On tap as well is yet another essay by the NC poetry editor David Yezzi, another piece that I look forward to reading: “The Amis Country,” which concerns the fiction and poetry of Kingsley Amis. Amis was a sometime formalist who deserves some attention, though his work cannot stand among the greats. But I am willing to give his poetry and fiction another good look. Yezzi is a fine writer whom I pay attention to. Even though he is no Wintersian, he has certainly profited from his study of Winters in a number of significant ways.
Included in this issue is another essay by John Simon, who has made a few appearances in the NC of late on poetry. After decades of reviewing plays and films for New York magazine and the National Review, Simon, in retirement, has been focusing on new subjects. I have always deeply appreciated Simon’s film criticism, as well as his work in defending good usage and standard formal grammar. He is my most trusted film critic, though I wouldn’t say there is any Wintersian bent to his work in film or literature. His piece is on German poetry: “The Three Ms of German Poetry,” which is about an anthology of 20th-century German poetry edited by Michael Hofmann.

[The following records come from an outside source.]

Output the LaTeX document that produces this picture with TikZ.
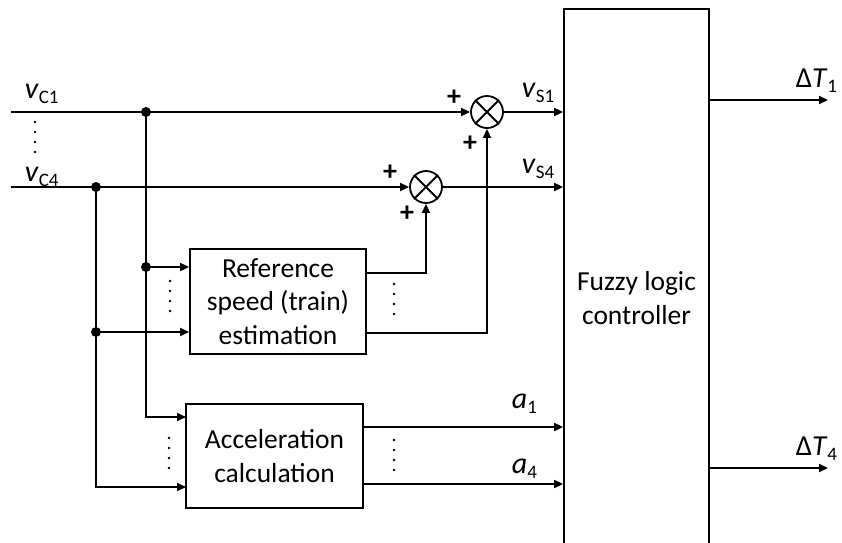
\documentclass[tikz,border=0pt]{standalone}
\usepackage{fontspec}
\setmainfont{Carlito}
\usetikzlibrary{arrows.meta,calc}
\newcommand\sublbl[2]{\textit{#1}\raisebox{-5pt}{\fontsize{19}{19}\selectfont #2}}
\begin{document}
\begin{tikzpicture}[x=1pt,y=-1pt,
  line width=1.8pt,
  arr/.style={-{Triangle[length=9pt,width=8pt]}},
  blockbox/.style={draw,rectangle,inner sep=0pt,align=center,font=\fontsize{27.5}{33.5}\selectfont},
  sumnode/.style={draw,circle,minimum size=32pt,inner sep=0pt},
  junct/.style={circle,fill,minimum size=10pt,inner sep=0pt},
  lbl/.style={anchor=base west,inner sep=0pt,font=\fontsize{30}{30}\selectfont},
  dlbl/.style={anchor=base east,inner sep=0pt,font=\fontsize{29}{29}\selectfont},
  plus/.style={inner sep=0pt,font=\fontsize{28}{28}\selectfont\bfseries}]
\useasboundingbox (0,0) rectangle (842,542);
% blocks
\node[blockbox,minimum width=145pt,minimum height=578pt] (flc) at (636.5,298) {Fuzzy logic\\controller};
\node[blockbox,minimum width=176pt,minimum height=105pt] (ref) at (278,301.5) {Reference\\speed (train)\\estimation};
\node[blockbox,minimum width=177pt,minimum height=104pt] (acc) at (274.5,456) {Acceleration\\calculation};
\node[sumnode] (s1) at (487,112) {};
\node[sumnode] (s2) at (426,187) {};
\draw (s1.north west) -- (s1.south east) (s1.north east) -- (s1.south west);
\draw (s2.north west) -- (s2.south east) (s2.north east) -- (s2.south west);
% coordinates
\coordinate (in1) at (11,112);
\coordinate (in4) at (11,187);
\node[junct] (j1) at (146,112) {};
\node[junct] (j4) at (96,187) {};
\node[junct] (j1r) at (146,267) {};
\node[junct] (j4r) at (96,332) {};
\coordinate (ri1) at (ref.west |- j1r);
\coordinate (ri4) at (ref.west |- j4r);
\coordinate (ai1) at (186,417);
\coordinate (ai4) at (186,487);
\coordinate (ro1) at (366,273);
\coordinate (ro4) at (366,333);
\coordinate (ao1) at (363,427);
\coordinate (ao4) at (363,484);
\coordinate (fo1) at (709,100);
\coordinate (fo4) at (709,468);
\coordinate (dt1) at (828,100);
\coordinate (dt4) at (828,468);
% connectors
\draw[arr] (in1) -- (s1.west);
\draw[arr] (in4) -- (s2.west);
\draw[arr] (s1.east) -- (s1.east -| flc.west);
\draw[arr] (s2.east) -- (s2.east -| flc.west);
\draw[arr] (j1.center) |- (ai1);
\draw[arr] (j4.center) |- (ai4);
\draw[arr] (j1r.center) -- (ri1);
\draw[arr] (j4r.center) -- (ri4);
\draw[arr] (ro1) -| (s2.south);
\draw[arr] (ro4) -| (s1.south);
\draw[arr] (ao1) -- (ao1 -| flc.west);
\draw[arr] (ao4) -- (ao4 -| flc.west);
\draw[arr] (fo1) -- (dt1);
\draw[arr] (fo4) -- (dt4);
% labels
\node[lbl] at (24,98) {\sublbl{v}{C1}};
\node[lbl] at (24,181) {\sublbl{v}{C4}};
\node[lbl] at (521,97) {\sublbl{v}{S1}};
\node[lbl] at (521,173) {\sublbl{v}{S4}};
\node[lbl] at (511,408) {\sublbl{a}{1}};
\node[lbl] at (511,473) {\sublbl{a}{4}};
\node[dlbl] at (838,87) {Δ\sublbl{T}{1}};
\node[dlbl] at (838,455) {Δ\sublbl{T}{4}};
\node[plus] at (454,98) {+};
\node[plus] at (470,144) {+};
\node[plus] at (390,173) {+};
\node[plus] at (407,214) {+};
% vertical dots
\foreach \yy in {122,132,142,152} \fill (35,\yy) circle (1.3pt);
\foreach \yy in {281,291,301,311} \fill (170,\yy) circle (1.3pt);
\foreach \yy in {284,294,304,314} \fill (394,\yy) circle (1.3pt);
\foreach \yy in {438,448,458,468} \fill (169,\yy) circle (1.3pt);
\foreach \yy in {440,450,460,470} \fill (394,\yy) circle (1.3pt);
\end{tikzpicture}
\end{document}
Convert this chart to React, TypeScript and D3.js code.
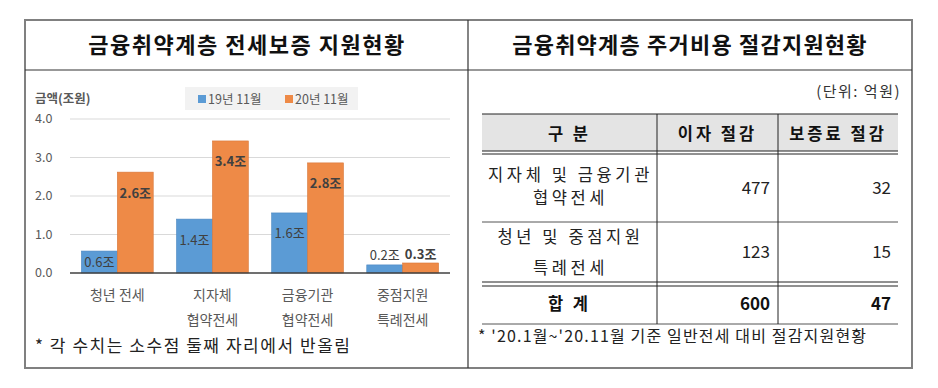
import React from 'react'
import * as d3 from 'd3'

// chart data
const categories = ['청년 전세', '지자체 협약전세', '금융기관 협약전세', '중점지원 특례전세']
const categoryLines = [['청년 전세'], ['지자체', '협약전세'], ['금융기관', '협약전세'], ['중점지원', '특례전세']]
const seriesNames = ['19년 11월', '20년 11월']
const nov19 = [0.57, 1.4, 1.56, 0.21]
const nov20 = [2.62, 3.43, 2.86, 0.26]
const nov19Labels = ['0.6조', '1.4조', '1.6조', '0.2조']
const nov20Labels = ['2.6조', '3.4조', '2.8조', '0.3조']
const yTicks = [0, 1, 2, 3, 4]

// table data
const tableHeader = ['구 분', '이자 절감', '보증료 절감']
const rowNames = [['지자체 및 금융기관', '협약전세'], ['청년 및 중점지원', '특례전세']]
const interestSaving = [477, 123]
const feeSaving = [32, 15]
const totalLabel = '합 계'
const totals = [600, 47]

const colors = ['#5B9BD5', '#EE8A47']
const strokes = ['#4A87C0', '#D8773A']
const font = '"Noto Sans CJK KR", "Noto Sans", sans-serif'

export default function App() {
  const x = d3.scaleBand<string>().domain(categories).range([70, 450]).paddingInner(0.245).paddingOuter(0.12)
  const xs = d3.scaleBand<string>().domain(seriesNames).range([0, x.bandwidth()])
  const y = d3.scaleLinear().domain([0, 4]).range([273, 119])
  const series = [nov19, nov20]
  const labels = [nov19Labels, nov20Labels]

  const labelY = (v: number) => {
    const top = y(v)
    const h = y(0) - top
    if (h >= 42) return top + 21
    if (h >= 18) return (top + y(0)) / 2
    return top - 9
  }

  // table geometry
  const cols = [482, 657, 778, 898]
  const rowTop = [154, 222]
  const rowBottom = [222, 282]
  const nameY = [[175, 198], [237, 268]]

  return (
    <div style={{ position: 'absolute', left: 0, top: 0 }}>
      <svg width={938} height={388} style={{ display: 'block', fontFamily: font }}>
        <rect width={938} height={388} fill="#fff" />
        {/* frame */}
        <rect x={25} y={20} width={887} height={348} fill="none" stroke="#808080" strokeWidth={2} />
        <line x1={468} x2={468} y1={20} y2={368} stroke="#333" strokeWidth={1.2} />
        <line x1={25} x2={912} y1={70} y2={70} stroke="#333" strokeWidth={1.2} />
        <text x={247} y={53} textAnchor="middle" fontSize={22} fontWeight="bold" fill="#111" letterSpacing={1.5}>
          금융취약계층 전세보증 지원현황
        </text>
        <text x={690} y={53} textAnchor="middle" fontSize={22} fontWeight="bold" fill="#111" letterSpacing={1.2}>
          금융취약계층 주거비용 절감지원현황
        </text>

        {/* bar chart */}
        <text x={35} y={103} fontSize={12.5} fontWeight="bold" fill="#595959">금액(조원)</text>
        <rect x={185} y={87} width={173} height={23} fill="#F2F2F2" />
        {seriesNames.map((s, i) => (
          <g key={s} transform={`translate(${i === 0 ? 198 : 285},99)`}>
            <rect x={0} y={-4} width={8} height={8} fill={colors[i]} />
            <text x={10} y={4.5} fontSize={12.5} fill="#595959">{s}</text>
          </g>
        ))}
        {yTicks.map(t => (
          <g key={t}>
            {t > 0 && <line x1={70} x2={450} y1={y(t)} y2={y(t)} stroke="#D9D9D9" strokeWidth={1} />}
            <text x={35} y={y(t)} dy="0.35em" fontSize={12.5} fill="#595959">{t.toFixed(1)}</text>
          </g>
        ))}
        {categories.map((c, ci) => (
          <g key={c} transform={`translate(${x(c)},0)`}>
            {series.map((vals, si) => (
              <rect key={si} x={xs(seriesNames[si])} y={y(vals[ci])} width={xs.bandwidth()}
                height={y(0) - y(vals[ci])} fill={colors[si]} stroke={strokes[si]} strokeWidth={0.6} />
            ))}
            {series.map((vals, si) => (
              <text key={'l' + si} x={(xs(seriesNames[si]) as number) + xs.bandwidth() / 2} y={labelY(vals[ci])}
                dy="0.35em" textAnchor="middle" fontSize={13} fill="#404040" fontWeight={si === 1 ? 'bold' : 'normal'}>
                {labels[si][ci]}
              </text>
            ))}
            {categoryLines[ci].map((l, li) => (
              <text key={l} x={x.bandwidth() / 2} y={295 + li * 25} dy="0.35em" textAnchor="middle" fontSize={14} fill="#595959">
                {l}
              </text>
            ))}
          </g>
        ))}
        <line x1={70} x2={450} y1={y(0)} y2={y(0)} stroke="#404040" strokeWidth={1.6} />
        <text x={35} y={346} dy="0.35em" fontSize={17} fill="#222" textLength={315} lengthAdjust="spacing">
          * 각 수치는 소수점 둘째 자리에서 반올림
        </text>

        {/* table */}
        <text x={901} y={92} dy="0.35em" textAnchor="end" fontSize={15} fill="#333" letterSpacing={1.5}>(단위: 억원)</text>
        <rect x={cols[0]} y={114} width={cols[3] - cols[0]} height={37} fill="#E4E4E4" />
        <line x1={cols[0]} x2={cols[3]} y1={114} y2={114} stroke="#222" strokeWidth={1} />
        <line x1={cols[0]} x2={cols[3]} y1={151} y2={151} stroke="#222" strokeWidth={1} />
        <line x1={cols[0]} x2={cols[3]} y1={154} y2={154} stroke="#222" strokeWidth={1} />
        <line x1={cols[0]} x2={cols[3]} y1={222} y2={222} stroke="#555" strokeWidth={1} />
        <line x1={cols[0]} x2={cols[3]} y1={282} y2={282} stroke="#222" strokeWidth={1} />
        <line x1={cols[0]} x2={cols[3]} y1={286} y2={286} stroke="#222" strokeWidth={1} />
        <line x1={cols[0]} x2={cols[3]} y1={324} y2={324} stroke="#555" strokeWidth={1} />
        {[cols[1], cols[2]].map(cx => (
          <line key={cx} x1={cx} x2={cx} y1={114} y2={324} stroke="#222" strokeWidth={1} />
        ))}
        {tableHeader.map((h, i) => (
          <text key={h} x={(cols[i] + cols[i + 1]) / 2} y={134} dy="0.35em" textAnchor="middle" fontSize={16.5}
            fontWeight="bold" fill="#111" letterSpacing={3}>{h}</text>
        ))}
        {rowNames.map((r, ri) => {
          const mid = (rowTop[ri] + rowBottom[ri]) / 2
          return (
            <g key={ri}>
              {r.map((l, li) => (
                <text key={l} x={(cols[0] + cols[1]) / 2 + 1} y={nameY[ri][li]} dy="0.35em"
                  textAnchor="middle" fontSize={16.5} fill="#222" letterSpacing={3.6}>{l}</text>
              ))}
              <text x={770} y={mid} dy="0.35em" textAnchor="end" fontSize={17} fill="#222">{interestSaving[ri]}</text>
              <text x={891} y={mid} dy="0.35em" textAnchor="end" fontSize={17} fill="#222">{feeSaving[ri]}</text>
            </g>
          )
        })}
        <text x={(cols[0] + cols[1]) / 2} y={304} dy="0.35em" textAnchor="middle" fontSize={16.5} fontWeight="bold" fill="#111" letterSpacing={3}>
          {totalLabel}
        </text>
        <text x={770} y={304} dy="0.35em" textAnchor="end" fontSize={17} fontWeight="bold" fill="#111">{totals[0]}</text>
        <text x={891} y={304} dy="0.35em" textAnchor="end" fontSize={17} fontWeight="bold" fill="#111">{totals[1]}</text>
        <text x={478} y={336} dy="0.35em" fontSize={16} fill="#222" textLength={388} lengthAdjust="spacing">
          * '20.1월~'20.11월 기준 일반전세 대비 절감지원현황
        </text>
      </svg>
    </div>
  )
}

Finally, the issue has a nice sampling of some strong poetry, including “Untitled” by Adam Kirsch, “Domestic Cappadocia” by Ben Downing, “Deus ex machina” by A.E. Stallings, and “Summer in the high purpose of clouds” by William Logan. I found all these pieces worth reading. All are available online.
Whether you are conservative or liberal in politics should not matter. I hope you will take my recommendation and follow the New Criterion on poetry. There is nothing else like its work in this field in American culture today.
Certainly, I will come around on this blog soon to the NC’s new essays on Frost’s famous poems, on Robinson, and most importantly on Robert Bridges. I might have something to say about the other pertinent essays as well.